| REQUIRED WORK |
Collect every line that includes the string "with".

| PROVIDED DATA |
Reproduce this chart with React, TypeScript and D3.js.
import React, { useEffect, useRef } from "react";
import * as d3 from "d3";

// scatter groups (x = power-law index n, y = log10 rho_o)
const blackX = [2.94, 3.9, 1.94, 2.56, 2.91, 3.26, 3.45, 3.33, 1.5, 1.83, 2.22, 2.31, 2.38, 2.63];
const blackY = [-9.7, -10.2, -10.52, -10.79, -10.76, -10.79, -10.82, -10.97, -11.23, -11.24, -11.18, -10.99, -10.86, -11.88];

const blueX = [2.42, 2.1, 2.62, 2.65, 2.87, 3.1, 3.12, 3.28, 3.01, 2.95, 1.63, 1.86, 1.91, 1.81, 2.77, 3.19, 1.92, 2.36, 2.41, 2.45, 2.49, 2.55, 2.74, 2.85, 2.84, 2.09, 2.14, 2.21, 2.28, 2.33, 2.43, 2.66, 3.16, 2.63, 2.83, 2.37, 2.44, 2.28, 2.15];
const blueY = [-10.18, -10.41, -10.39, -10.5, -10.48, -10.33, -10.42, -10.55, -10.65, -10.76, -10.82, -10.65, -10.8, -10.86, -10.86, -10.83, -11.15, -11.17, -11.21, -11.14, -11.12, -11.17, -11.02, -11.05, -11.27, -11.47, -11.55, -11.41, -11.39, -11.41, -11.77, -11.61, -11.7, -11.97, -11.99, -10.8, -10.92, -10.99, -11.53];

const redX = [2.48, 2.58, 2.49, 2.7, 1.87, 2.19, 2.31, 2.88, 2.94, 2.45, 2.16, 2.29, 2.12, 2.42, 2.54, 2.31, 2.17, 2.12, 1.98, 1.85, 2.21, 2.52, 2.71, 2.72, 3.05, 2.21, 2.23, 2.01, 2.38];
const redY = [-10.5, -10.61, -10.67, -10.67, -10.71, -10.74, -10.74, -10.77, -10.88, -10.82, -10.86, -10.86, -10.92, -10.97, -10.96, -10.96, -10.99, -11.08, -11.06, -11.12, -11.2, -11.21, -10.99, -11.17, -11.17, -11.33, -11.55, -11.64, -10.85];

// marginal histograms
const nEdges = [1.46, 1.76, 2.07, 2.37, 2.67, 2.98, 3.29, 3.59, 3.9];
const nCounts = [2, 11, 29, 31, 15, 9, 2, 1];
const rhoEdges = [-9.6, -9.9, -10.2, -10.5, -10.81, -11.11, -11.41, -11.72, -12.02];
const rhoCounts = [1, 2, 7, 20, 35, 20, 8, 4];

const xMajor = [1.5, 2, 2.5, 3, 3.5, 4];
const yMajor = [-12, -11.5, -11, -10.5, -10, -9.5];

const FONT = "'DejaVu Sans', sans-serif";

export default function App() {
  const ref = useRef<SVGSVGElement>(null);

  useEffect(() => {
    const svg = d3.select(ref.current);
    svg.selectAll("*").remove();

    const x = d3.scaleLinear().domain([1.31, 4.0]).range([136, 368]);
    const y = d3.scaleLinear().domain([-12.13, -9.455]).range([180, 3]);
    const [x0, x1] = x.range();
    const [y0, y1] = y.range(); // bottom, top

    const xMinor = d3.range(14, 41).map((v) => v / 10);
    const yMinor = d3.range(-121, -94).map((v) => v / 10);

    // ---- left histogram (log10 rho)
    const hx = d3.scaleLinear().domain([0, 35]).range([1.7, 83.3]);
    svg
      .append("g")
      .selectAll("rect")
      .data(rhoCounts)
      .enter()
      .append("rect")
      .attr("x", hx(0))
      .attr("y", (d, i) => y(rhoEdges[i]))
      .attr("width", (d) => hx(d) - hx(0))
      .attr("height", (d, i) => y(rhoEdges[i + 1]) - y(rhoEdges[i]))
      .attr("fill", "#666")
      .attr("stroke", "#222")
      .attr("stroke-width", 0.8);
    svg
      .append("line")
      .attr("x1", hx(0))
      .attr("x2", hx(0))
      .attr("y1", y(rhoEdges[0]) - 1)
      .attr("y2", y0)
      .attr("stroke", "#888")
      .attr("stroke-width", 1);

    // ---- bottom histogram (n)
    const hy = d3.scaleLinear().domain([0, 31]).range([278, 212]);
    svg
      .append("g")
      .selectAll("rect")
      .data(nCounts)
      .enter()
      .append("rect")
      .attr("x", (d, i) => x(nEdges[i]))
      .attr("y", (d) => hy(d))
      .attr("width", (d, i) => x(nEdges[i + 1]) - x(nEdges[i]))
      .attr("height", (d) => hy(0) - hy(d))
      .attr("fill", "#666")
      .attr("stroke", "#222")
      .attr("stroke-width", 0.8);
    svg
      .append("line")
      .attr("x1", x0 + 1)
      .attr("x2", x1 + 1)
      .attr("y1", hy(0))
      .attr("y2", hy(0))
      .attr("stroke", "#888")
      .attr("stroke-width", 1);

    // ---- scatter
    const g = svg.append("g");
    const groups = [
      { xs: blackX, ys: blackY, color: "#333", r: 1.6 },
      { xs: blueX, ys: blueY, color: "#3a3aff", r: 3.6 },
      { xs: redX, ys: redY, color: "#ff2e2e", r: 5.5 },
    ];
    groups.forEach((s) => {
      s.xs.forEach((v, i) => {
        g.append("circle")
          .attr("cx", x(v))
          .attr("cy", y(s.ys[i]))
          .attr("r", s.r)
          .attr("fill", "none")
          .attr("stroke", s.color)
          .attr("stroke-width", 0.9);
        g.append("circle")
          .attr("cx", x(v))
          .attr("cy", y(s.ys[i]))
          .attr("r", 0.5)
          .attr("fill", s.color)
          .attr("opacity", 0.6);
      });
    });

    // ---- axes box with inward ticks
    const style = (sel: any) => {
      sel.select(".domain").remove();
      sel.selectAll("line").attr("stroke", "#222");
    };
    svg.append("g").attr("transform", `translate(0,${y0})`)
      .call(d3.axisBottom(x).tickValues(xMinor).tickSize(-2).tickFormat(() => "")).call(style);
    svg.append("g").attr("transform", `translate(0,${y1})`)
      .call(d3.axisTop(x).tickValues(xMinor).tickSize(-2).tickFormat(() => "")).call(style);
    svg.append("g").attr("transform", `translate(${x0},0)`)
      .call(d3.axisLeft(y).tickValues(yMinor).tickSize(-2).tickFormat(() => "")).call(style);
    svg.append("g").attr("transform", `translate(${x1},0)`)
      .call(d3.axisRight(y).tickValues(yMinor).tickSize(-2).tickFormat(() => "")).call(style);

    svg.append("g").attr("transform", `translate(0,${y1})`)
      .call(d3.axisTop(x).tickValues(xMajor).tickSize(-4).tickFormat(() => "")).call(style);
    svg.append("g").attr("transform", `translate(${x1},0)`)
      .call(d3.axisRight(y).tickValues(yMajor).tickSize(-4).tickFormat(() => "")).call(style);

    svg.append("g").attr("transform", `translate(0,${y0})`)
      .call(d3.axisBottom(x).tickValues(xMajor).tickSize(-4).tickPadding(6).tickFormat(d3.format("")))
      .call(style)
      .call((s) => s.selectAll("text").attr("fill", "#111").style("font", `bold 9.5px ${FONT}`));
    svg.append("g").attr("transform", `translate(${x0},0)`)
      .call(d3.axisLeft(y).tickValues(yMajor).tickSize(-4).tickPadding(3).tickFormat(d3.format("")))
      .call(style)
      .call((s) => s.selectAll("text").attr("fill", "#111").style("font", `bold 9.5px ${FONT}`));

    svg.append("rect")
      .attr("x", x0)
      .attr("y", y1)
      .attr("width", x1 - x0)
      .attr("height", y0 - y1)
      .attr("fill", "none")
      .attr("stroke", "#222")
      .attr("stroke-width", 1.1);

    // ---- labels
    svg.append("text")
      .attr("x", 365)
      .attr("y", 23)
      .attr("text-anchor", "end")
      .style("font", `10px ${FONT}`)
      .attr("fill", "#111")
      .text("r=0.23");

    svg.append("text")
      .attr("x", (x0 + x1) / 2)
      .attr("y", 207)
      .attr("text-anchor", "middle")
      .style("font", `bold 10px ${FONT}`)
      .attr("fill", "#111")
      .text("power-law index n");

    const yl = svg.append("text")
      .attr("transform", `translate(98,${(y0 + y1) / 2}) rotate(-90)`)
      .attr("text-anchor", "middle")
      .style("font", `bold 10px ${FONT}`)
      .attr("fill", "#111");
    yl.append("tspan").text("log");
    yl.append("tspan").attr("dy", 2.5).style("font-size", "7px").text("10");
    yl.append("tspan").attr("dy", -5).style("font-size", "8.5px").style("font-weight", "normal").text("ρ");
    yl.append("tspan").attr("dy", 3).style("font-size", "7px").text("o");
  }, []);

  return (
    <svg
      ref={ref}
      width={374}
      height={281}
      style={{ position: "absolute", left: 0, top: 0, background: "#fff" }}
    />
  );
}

| ANSWER TO THE PROBLEM |
Reproduce this chart with React, TypeScript and D3.js.
    // ---- axes box with inward ticks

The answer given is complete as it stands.